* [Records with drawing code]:
· · · · · · ·

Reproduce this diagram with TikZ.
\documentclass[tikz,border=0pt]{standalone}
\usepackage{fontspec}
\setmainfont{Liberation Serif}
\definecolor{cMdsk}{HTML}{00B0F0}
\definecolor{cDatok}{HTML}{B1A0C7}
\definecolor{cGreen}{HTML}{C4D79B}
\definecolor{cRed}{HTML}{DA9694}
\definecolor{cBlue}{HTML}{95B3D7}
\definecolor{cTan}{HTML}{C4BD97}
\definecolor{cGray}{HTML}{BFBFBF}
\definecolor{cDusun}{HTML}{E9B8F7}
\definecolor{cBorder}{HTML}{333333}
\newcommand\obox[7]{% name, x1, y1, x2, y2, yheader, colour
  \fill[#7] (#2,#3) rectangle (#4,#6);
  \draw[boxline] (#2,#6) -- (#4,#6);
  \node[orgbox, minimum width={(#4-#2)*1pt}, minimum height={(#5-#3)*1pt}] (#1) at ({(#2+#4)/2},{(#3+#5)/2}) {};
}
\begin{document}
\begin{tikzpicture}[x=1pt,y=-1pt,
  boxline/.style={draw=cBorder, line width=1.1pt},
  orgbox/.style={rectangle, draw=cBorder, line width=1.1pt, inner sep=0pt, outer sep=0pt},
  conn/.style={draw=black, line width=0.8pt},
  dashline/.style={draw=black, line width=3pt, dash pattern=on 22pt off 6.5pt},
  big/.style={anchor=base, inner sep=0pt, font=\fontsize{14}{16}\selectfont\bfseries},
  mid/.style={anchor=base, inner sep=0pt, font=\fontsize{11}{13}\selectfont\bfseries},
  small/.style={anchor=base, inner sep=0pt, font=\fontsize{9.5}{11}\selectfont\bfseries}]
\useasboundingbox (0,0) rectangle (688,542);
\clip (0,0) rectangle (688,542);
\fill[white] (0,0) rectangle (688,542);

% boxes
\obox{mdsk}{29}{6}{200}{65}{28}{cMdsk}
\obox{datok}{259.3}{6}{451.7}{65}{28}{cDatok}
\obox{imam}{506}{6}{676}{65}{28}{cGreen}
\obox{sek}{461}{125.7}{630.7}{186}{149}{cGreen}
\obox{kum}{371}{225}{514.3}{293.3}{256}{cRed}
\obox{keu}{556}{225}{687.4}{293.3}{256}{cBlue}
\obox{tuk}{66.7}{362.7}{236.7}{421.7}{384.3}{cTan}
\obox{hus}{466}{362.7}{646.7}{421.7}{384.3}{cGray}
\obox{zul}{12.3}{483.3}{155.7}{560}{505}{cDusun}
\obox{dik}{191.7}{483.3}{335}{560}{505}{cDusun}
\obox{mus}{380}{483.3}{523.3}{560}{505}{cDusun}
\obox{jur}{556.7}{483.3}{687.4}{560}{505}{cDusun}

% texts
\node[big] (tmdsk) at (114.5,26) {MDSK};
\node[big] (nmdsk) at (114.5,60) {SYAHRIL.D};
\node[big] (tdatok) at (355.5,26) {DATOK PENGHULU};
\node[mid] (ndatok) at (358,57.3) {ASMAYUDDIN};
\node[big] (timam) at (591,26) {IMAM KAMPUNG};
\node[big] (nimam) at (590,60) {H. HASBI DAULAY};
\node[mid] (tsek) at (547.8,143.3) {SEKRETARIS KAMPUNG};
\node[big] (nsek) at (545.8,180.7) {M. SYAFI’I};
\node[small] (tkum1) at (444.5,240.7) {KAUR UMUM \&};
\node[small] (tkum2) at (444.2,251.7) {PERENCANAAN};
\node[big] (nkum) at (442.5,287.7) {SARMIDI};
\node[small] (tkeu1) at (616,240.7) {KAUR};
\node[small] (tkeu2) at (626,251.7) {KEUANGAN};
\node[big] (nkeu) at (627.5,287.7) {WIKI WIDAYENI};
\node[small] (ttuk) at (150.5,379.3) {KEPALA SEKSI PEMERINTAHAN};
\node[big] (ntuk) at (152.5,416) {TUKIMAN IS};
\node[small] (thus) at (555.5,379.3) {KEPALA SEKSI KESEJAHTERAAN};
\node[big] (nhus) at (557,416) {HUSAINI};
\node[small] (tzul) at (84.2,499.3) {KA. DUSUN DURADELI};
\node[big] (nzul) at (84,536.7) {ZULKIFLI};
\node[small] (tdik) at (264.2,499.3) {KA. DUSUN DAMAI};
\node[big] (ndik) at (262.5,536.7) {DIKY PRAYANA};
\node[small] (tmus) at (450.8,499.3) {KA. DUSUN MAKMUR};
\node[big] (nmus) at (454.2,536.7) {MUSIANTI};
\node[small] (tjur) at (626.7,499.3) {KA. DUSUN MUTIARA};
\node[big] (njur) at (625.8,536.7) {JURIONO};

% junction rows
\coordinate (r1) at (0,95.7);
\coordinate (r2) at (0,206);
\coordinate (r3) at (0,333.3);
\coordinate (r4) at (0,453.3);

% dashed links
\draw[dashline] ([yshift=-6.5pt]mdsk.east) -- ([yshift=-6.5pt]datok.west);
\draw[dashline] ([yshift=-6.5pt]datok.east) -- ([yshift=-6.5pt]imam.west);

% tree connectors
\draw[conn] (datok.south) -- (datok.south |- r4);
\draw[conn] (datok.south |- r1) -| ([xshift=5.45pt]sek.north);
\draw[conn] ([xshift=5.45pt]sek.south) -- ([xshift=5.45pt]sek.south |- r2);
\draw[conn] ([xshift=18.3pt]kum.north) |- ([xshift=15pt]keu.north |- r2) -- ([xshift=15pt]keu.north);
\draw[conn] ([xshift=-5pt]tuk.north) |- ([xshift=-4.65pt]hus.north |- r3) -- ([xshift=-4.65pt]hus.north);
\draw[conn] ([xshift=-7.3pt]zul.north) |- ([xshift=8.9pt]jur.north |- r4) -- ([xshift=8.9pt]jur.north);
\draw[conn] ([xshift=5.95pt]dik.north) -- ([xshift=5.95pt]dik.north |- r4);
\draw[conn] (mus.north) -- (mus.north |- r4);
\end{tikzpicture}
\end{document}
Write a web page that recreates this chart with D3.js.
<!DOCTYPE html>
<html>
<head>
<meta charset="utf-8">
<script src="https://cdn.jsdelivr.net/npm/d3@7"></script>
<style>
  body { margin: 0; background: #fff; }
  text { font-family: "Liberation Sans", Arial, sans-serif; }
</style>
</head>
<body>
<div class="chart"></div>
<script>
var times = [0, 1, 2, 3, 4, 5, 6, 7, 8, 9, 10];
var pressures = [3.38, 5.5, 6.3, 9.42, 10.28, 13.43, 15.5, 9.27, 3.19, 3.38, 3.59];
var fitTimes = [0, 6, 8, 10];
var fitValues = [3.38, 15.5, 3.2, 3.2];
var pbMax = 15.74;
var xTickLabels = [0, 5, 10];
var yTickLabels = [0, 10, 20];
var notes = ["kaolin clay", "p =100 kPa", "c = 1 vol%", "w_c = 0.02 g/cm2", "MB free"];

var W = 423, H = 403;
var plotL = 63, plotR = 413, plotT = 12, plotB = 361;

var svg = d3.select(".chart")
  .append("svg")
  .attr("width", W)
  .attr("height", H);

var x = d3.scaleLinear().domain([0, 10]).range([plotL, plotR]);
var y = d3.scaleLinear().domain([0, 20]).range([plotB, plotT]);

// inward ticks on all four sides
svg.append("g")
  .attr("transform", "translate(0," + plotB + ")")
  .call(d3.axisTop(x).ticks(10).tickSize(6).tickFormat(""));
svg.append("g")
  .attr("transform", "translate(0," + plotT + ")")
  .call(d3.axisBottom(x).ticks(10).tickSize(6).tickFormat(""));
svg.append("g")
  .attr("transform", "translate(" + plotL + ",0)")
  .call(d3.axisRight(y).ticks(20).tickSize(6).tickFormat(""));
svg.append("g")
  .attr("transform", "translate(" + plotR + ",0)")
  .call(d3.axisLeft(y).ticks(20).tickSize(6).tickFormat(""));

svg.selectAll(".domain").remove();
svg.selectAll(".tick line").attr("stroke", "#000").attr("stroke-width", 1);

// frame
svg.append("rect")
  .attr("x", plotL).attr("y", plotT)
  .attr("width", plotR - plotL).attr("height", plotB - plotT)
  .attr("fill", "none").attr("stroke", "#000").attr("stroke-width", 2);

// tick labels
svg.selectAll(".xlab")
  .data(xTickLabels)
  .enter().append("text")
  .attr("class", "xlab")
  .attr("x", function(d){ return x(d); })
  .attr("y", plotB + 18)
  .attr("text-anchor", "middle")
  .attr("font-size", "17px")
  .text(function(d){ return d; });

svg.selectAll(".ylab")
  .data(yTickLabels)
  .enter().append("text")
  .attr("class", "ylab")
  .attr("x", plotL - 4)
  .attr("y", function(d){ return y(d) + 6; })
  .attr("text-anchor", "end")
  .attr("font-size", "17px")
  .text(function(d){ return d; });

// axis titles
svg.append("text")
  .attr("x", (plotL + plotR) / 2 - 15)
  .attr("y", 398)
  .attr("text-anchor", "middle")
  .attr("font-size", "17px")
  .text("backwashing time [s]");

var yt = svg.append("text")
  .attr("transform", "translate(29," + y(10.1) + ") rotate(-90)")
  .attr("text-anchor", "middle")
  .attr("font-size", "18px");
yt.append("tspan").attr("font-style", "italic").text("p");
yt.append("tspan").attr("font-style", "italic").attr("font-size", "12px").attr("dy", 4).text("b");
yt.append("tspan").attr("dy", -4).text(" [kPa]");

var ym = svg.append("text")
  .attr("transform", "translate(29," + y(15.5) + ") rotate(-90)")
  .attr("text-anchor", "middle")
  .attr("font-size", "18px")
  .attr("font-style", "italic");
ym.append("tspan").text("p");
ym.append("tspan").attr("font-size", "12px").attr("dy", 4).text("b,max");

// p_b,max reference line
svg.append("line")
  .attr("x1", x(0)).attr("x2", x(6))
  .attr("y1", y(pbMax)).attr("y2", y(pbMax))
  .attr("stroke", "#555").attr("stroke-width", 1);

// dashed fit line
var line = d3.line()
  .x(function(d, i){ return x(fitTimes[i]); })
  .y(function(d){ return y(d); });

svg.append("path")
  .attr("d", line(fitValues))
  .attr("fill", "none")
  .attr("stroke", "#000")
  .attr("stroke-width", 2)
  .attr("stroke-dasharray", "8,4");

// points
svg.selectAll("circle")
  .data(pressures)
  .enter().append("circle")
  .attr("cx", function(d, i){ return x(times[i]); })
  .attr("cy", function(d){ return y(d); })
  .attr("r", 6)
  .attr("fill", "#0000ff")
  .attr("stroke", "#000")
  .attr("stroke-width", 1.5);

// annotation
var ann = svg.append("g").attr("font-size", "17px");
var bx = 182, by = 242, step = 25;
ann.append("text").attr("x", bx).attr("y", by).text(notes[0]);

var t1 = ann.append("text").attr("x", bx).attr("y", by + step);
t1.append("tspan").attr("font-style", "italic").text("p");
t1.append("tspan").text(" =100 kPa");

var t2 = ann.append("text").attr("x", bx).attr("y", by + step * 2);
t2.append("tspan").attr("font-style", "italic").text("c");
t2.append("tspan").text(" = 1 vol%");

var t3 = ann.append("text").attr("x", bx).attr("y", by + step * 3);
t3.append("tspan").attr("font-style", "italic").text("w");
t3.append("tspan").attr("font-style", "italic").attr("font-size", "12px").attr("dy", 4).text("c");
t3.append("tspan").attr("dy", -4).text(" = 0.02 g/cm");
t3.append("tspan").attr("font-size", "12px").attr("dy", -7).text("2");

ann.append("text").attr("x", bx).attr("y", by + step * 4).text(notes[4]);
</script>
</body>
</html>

· · · · · · ·

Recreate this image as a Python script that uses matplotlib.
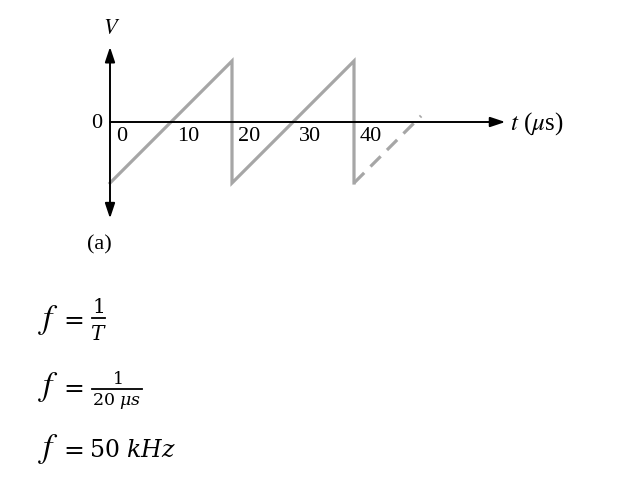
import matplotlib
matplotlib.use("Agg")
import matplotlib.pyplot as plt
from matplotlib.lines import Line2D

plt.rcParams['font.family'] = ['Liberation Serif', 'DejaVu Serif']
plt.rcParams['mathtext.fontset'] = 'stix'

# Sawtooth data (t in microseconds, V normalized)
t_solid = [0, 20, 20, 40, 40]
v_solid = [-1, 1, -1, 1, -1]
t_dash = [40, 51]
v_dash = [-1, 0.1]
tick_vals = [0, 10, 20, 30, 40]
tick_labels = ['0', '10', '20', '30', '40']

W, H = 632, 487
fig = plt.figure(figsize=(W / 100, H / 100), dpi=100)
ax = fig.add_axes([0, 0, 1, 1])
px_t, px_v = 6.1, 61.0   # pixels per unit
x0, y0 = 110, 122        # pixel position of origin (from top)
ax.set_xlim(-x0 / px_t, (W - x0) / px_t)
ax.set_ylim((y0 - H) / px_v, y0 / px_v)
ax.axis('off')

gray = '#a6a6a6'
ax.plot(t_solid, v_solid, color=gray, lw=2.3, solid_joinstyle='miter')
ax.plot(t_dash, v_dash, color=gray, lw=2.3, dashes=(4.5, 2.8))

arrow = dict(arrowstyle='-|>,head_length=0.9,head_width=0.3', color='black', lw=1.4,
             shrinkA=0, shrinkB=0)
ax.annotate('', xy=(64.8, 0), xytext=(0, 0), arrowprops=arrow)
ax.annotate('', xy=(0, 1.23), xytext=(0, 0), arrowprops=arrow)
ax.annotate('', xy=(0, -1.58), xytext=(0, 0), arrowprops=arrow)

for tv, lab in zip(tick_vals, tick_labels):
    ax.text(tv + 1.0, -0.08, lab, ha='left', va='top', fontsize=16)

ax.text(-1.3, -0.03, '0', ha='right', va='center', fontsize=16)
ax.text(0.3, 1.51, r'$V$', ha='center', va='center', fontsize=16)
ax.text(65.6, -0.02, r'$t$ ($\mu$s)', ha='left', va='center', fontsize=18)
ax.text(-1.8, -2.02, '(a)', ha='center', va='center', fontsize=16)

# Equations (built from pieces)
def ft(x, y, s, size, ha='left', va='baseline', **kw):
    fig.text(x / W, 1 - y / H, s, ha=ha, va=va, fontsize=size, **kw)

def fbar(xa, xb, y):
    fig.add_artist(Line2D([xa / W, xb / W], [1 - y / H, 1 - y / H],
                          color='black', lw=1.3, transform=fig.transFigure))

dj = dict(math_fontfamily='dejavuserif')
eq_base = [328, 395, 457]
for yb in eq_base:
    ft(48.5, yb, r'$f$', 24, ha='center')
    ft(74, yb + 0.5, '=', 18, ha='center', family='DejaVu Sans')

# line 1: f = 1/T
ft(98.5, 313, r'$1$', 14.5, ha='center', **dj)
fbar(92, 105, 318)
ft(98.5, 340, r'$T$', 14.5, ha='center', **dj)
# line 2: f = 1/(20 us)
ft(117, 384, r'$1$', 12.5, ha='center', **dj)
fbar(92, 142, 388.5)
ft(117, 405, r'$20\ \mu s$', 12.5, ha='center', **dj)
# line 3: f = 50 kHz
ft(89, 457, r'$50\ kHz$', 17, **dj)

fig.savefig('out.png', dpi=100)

· · · · · · ·

In the listing above, find the line containing "Recreate this image" and the line containing "ft(74, yb +", then write out both of them and every line between, exactly, with no pictures.

Recreate this image as a Python script that uses matplotlib.
import matplotlib
matplotlib.use("Agg")
import matplotlib.pyplot as plt
from matplotlib.lines import Line2D

plt.rcParams['font.family'] = ['Liberation Serif', 'DejaVu Serif']
plt.rcParams['mathtext.fontset'] = 'stix'

# Sawtooth data (t in microseconds, V normalized)
t_solid = [0, 20, 20, 40, 40]
v_solid = [-1, 1, -1, 1, -1]
t_dash = [40, 51]
v_dash = [-1, 0.1]
tick_vals = [0, 10, 20, 30, 40]
tick_labels = ['0', '10', '20', '30', '40']

W, H = 632, 487
fig = plt.figure(figsize=(W / 100, H / 100), dpi=100)
ax = fig.add_axes([0, 0, 1, 1])
px_t, px_v = 6.1, 61.0   # pixels per unit
x0, y0 = 110, 122        # pixel position of origin (from top)
ax.set_xlim(-x0 / px_t, (W - x0) / px_t)
ax.set_ylim((y0 - H) / px_v, y0 / px_v)
ax.axis('off')

gray = '#a6a6a6'
ax.plot(t_solid, v_solid, color=gray, lw=2.3, solid_joinstyle='miter')
ax.plot(t_dash, v_dash, color=gray, lw=2.3, dashes=(4.5, 2.8))

arrow = dict(arrowstyle='-|>,head_length=0.9,head_width=0.3', color='black', lw=1.4,
             shrinkA=0, shrinkB=0)
ax.annotate('', xy=(64.8, 0), xytext=(0, 0), arrowprops=arrow)
ax.annotate('', xy=(0, 1.23), xytext=(0, 0), arrowprops=arrow)
ax.annotate('', xy=(0, -1.58), xytext=(0, 0), arrowprops=arrow)

for tv, lab in zip(tick_vals, tick_labels):
    ax.text(tv + 1.0, -0.08, lab, ha='left', va='top', fontsize=16)

ax.text(-1.3, -0.03, '0', ha='right', va='center', fontsize=16)
ax.text(0.3, 1.51, r'$V$', ha='center', va='center', fontsize=16)
ax.text(65.6, -0.02, r'$t$ ($\mu$s)', ha='left', va='center', fontsize=18)
ax.text(-1.8, -2.02, '(a)', ha='center', va='center', fontsize=16)

# Equations (built from pieces)
def ft(x, y, s, size, ha='left', va='baseline', **kw):
    fig.text(x / W, 1 - y / H, s, ha=ha, va=va, fontsize=size, **kw)

def fbar(xa, xb, y):
    fig.add_artist(Line2D([xa / W, xb / W], [1 - y / H, 1 - y / H],
                          color='black', lw=1.3, transform=fig.transFigure))

dj = dict(math_fontfamily='dejavuserif')
eq_base = [328, 395, 457]
for yb in eq_base:
    ft(48.5, yb, r'$f$', 24, ha='center')
    ft(74, yb + 0.5, '=', 18, ha='center', family='DejaVu Sans')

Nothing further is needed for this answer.